Tucked along the main road leading into Glacier from Kalispell, Montana, Glacier Distillery boasts the tag line: “Handcrafted Montana whiskey and fine spirits that bring you so close to Glacier you can taste it.” Their spirits feature local ingredients and glacial water from their northern Rockies backyard. Accessing that pure water is one of the many ecosystem services – or environmental benefits – that protected areas like Glacier National Park provide. The Distillery produces many different spirits. My husband sampled flights of the base spirits, like vodka and gin. I focused on the liqueurs, which seemed especially unique. One in particular, Little Cottonwood cherry liqueur, is made with cherries harvested from around nearby Flathead Lake. This spirit is a lovely eau de vie also flavored with orange, cardamom, and ginger. I like it neat or in a cocktail we created and affectionately named Big Sky.
Another I liked was Beargrass, a sweetened grappa. Beargrass is a collaboration with another local producer, Glacier County Honey Company, which touts their “healthy happy bees kept next to Glacier park.” According to the company, major flowers visited by the bees include sweet clover and alfalfa. Beargrass is delicious sipped on its own, perfumed and sweet with some finishing heat from the alcohol.

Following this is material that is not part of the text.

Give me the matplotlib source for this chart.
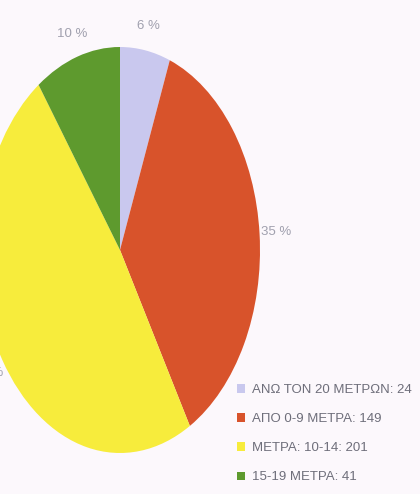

Perhaps I found it so appealing because we visited cold, wet, and tired after a long hike. Perhaps it was because the spirits we found there are carefully produced, high quality, and delicious. For me, much of the appeal was knowing that in tasting and buying several bottles to bring home, I was supporting a local business that itself supports Glacier National Park, providing an experience that gives tourists more reasons to spend time in this magnificent part of the country, and because the distillery produces spirits made with local ingredients – and water – that are reflective of and respectful of place.